This is not an exhaustive or a complete subject. It is likely to change over time, with edits, additions and deletions, and is simply a collection of my thoughts based on many years of experience. You should follow your instincts, and you must always seek your own professional advice.


Consumers have been inundated with constant warnings of climate change, rising energy costs and the need to be more efficient with how we heat our homes.   There seems to be a never ending round of government grants and schemes which claim to provide a discounted rate on insulation products and services.    Consumers have been misled, scammed out of thousands of pounds and insulation projects have failed, resulting in even bigger costs to do it all again.

In recent years, we have seen the controversial use of spray foam insulation and now we are seeing the publicity given to retrofitting of walls, inside and/or outside, with insulation boards.

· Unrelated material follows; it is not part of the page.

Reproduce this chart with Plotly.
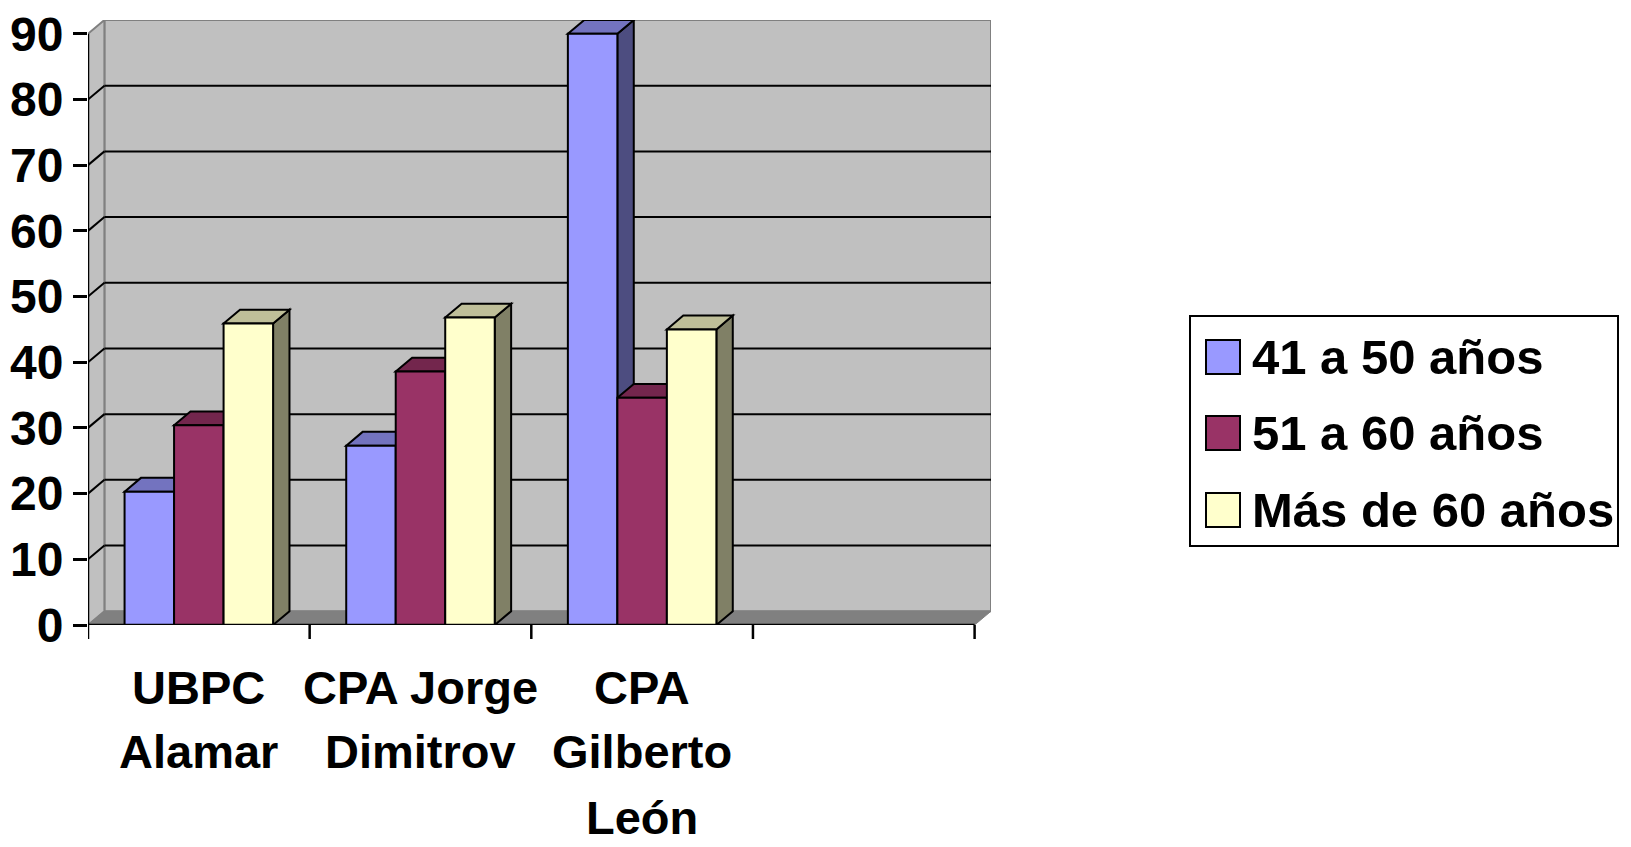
import plotly.graph_objects as go

# ---------------- data ----------------
category_lines = [["UBPC", "Alamar"], ["CPA Jorge", "Dimitrov"], ["CPA", "Gilberto", "León"], []]
series_names = ["41 a 50 años", "51 a 60 años", "Más de 60 años"]
s_41_50 = [20.3, 27.3, 90]
s_51_60 = [30.4, 38.6, 34.6]
s_60_plus = [45.9, 46.8, 45.0]
y_ticks = [0, 10, 20, 30, 40, 50, 60, 70, 80, 90]

# ---------------- style ----------------
front_colors = ["#9999FF", "#993366", "#FFFFCC"]
top_colors = ["#7373BF", "#73264D", "#BFBF99"]
side_colors = ["#4D4D80", "#4D1A33", "#808066"]
WALL = "#C0C0C0"
FLOOR = "#808080"
EDGE = "#808080"
FONT = "Liberation Sans, Arial, sans-serif"

W, H = 1631, 847
L_PX, R_PX, T_PX, B_PX = 88, 991, 20, 625
DX = 0.074        # depth offset in x units
DY = 2.1          # depth offset in y units
BARGAP = 0.33
YMAX = 90
X0, X1 = -0.5, 3.5
LABEL_LINE_Y = [687, 751, 817]   # pixel centres of category label lines

series = [s_41_50, s_51_60, s_60_plus]
ncat = len(category_lines)
nser = len(series)
bw = (1 - BARGAP) / nser


def px_to_paper_x(px):
    return (px - L_PX) / (R_PX - L_PX)


def px_to_paper_y(py):
    return (B_PX - py) / (B_PX - T_PX)


def poly(pts):
    return "M " + " L ".join(f"{x},{y}" for x, y in pts) + " Z"


shapes = []
# back wall
shapes.append(dict(type="rect", xref="x", yref="y", layer="below",
                   x0=X0 + DX, x1=X1 + DX, y0=DY, y1=YMAX + DY,
                   fillcolor=WALL, line=dict(color=EDGE, width=2)))
# left wall
shapes.append(dict(type="path", xref="x", yref="y", layer="below",
                   path=poly([(X0, 0), (X0 + DX, DY), (X0 + DX, YMAX + DY), (X0, YMAX)]),
                   fillcolor=WALL, line=dict(color=EDGE, width=2)))
# floor
shapes.append(dict(type="path", xref="x", yref="y", layer="below",
                   path=poly([(X0, 0), (X1, 0), (X1 + DX, DY), (X0 + DX, DY)]),
                   fillcolor=FLOOR, line=dict(color=EDGE, width=1)))
# gridlines on walls
for v in y_ticks[1:-1]:
    shapes.append(dict(type="line", xref="x", yref="y", layer="below",
                       x0=X0 + DX, x1=X1 + DX, y0=v + DY, y1=v + DY,
                       line=dict(color="black", width=2)))
    shapes.append(dict(type="line", xref="x", yref="y", layer="below",
                       x0=X0, x1=X0 + DX, y0=v, y1=v + DY,
                       line=dict(color="black", width=2)))

# 3D side and top faces of bars (computed from data)
for c in range(len(s_41_50)):
    for i in range(nser):
        v = series[i][c]
        bx0 = c - (1 - BARGAP) / 2 + i * bw
        bx1 = bx0 + bw
        shapes.append(dict(type="path", xref="x", yref="y", layer="below",
                           path=poly([(bx1, 0), (bx1 + DX, DY), (bx1 + DX, v + DY), (bx1, v)]),
                           fillcolor=side_colors[i], line=dict(color="black", width=2)))
        shapes.append(dict(type="path", xref="x", yref="y", layer="below",
                           path=poly([(bx0, v), (bx0 + DX, v + DY), (bx1 + DX, v + DY), (bx1, v)]),
                           fillcolor=top_colors[i], line=dict(color="black", width=2)))

# axis lines (front)
shapes.append(dict(type="line", xref="x", yref="y", layer="above",
                   x0=X0, x1=X1, y0=0, y1=0, line=dict(color="black", width=2.5)))
shapes.append(dict(type="line", xref="x", yref="y", layer="above",
                   x0=X0, x1=X0, y0=0, y1=YMAX, line=dict(color="black", width=2.5)))
# x tick marks at category boundaries
for k in range(ncat + 1):
    xb = X0 + k
    shapes.append(dict(type="line", xref="x", yref="paper", layer="above",
                       x0=xb, x1=xb, y0=0, y1=-14 / (B_PX - T_PX),
                       line=dict(color="black", width=2.5)))

annotations = []
# category labels
for c, lines in enumerate(category_lines):
    for j, txt in enumerate(lines):
        annotations.append(dict(xref="x", yref="paper", x=c, y=px_to_paper_y(LABEL_LINE_Y[j]),
                                text=txt, showarrow=False, xanchor="center", yanchor="middle",
                                font=dict(family=FONT, size=47, color="black", weight="bold")))

# manual legend
lg_left, lg_right, lg_top, lg_bot = 1190, 1618, 316, 546
row_centers = [357, 433, 510]
shapes.append(dict(type="rect", xref="paper", yref="paper",
                   x0=px_to_paper_x(lg_left), x1=px_to_paper_x(lg_right),
                   y0=px_to_paper_y(lg_bot), y1=px_to_paper_y(lg_top),
                   fillcolor="white", line=dict(color="black", width=2)))
for i, name in enumerate(series_names):
    cy = row_centers[i]
    shapes.append(dict(type="rect", xref="paper", yref="paper",
                       x0=px_to_paper_x(1206), x1=px_to_paper_x(1240),
                       y0=px_to_paper_y(cy + 17), y1=px_to_paper_y(cy - 17),
                       fillcolor=front_colors[i], line=dict(color="black", width=2)))
    annotations.append(dict(xref="paper", yref="paper", x=px_to_paper_x(1250),
                            y=px_to_paper_y(cy), text=name, showarrow=False,
                            xanchor="left", yanchor="middle",
                            font=dict(family=FONT, size=49, color="black", weight="bold")))

fig = go.Figure()
for i in range(nser):
    fig.add_trace(go.Bar(x=list(range(len(series[i]))), y=series[i], name=series_names[i],
                         marker=dict(color=front_colors[i], line=dict(color="black", width=2)),
                         showlegend=False))

fig.update_layout(
    width=W, height=H,
    margin=dict(l=L_PX, r=W - R_PX, t=T_PX, b=H - B_PX, pad=0),
    paper_bgcolor="white", plot_bgcolor="white",
    barmode="group", bargap=BARGAP, bargroupgap=0,
    shapes=shapes, annotations=annotations, showlegend=False,
    xaxis=dict(range=[X0, X1 + DX], showticklabels=False, ticks="", showgrid=False,
               zeroline=False, showline=False, automargin=False),
    yaxis=dict(range=[0, YMAX + DY], tickvals=y_ticks, ticks="outside", ticklen=14,
               tickwidth=2.5, tickcolor="black", showgrid=False, zeroline=False,
               showline=False, automargin=False,
               tickfont=dict(family=FONT, size=48, color="black", weight="bold")),
)

fig.write_html("out.html")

Wall insulation, particularly internal wall insulation, is highly risky and can lead to hidden condensation if it is not designed and installed correctly.   If an internal wall insulation project is to be considered then it should only be done with specialist advice and guidance.   A WUFI study, or other moisture path modelling path software, would be essential in any such discussion.

The use of natural fibres seems to be a sensible way forward and very worthy of consideration.    The use of solid foam insulation seems to be highly risky and should probably be avoided..

The 2023 update to Approved Document L of Building Regulations includes this section for exemptions for Listed Buildings and others of a traditional construction.   Always seek specific impartial professional advice for your building.   Do not rely solely on sales literature, social media and other forms of advertising.


Disclaimer:   Anything posted in this Blog is for general information only and it is not in any way intended to provide any advice, legal or otherwise, on any general or specific matter that you can rely on.  You should always seek your own legal and surveying advice.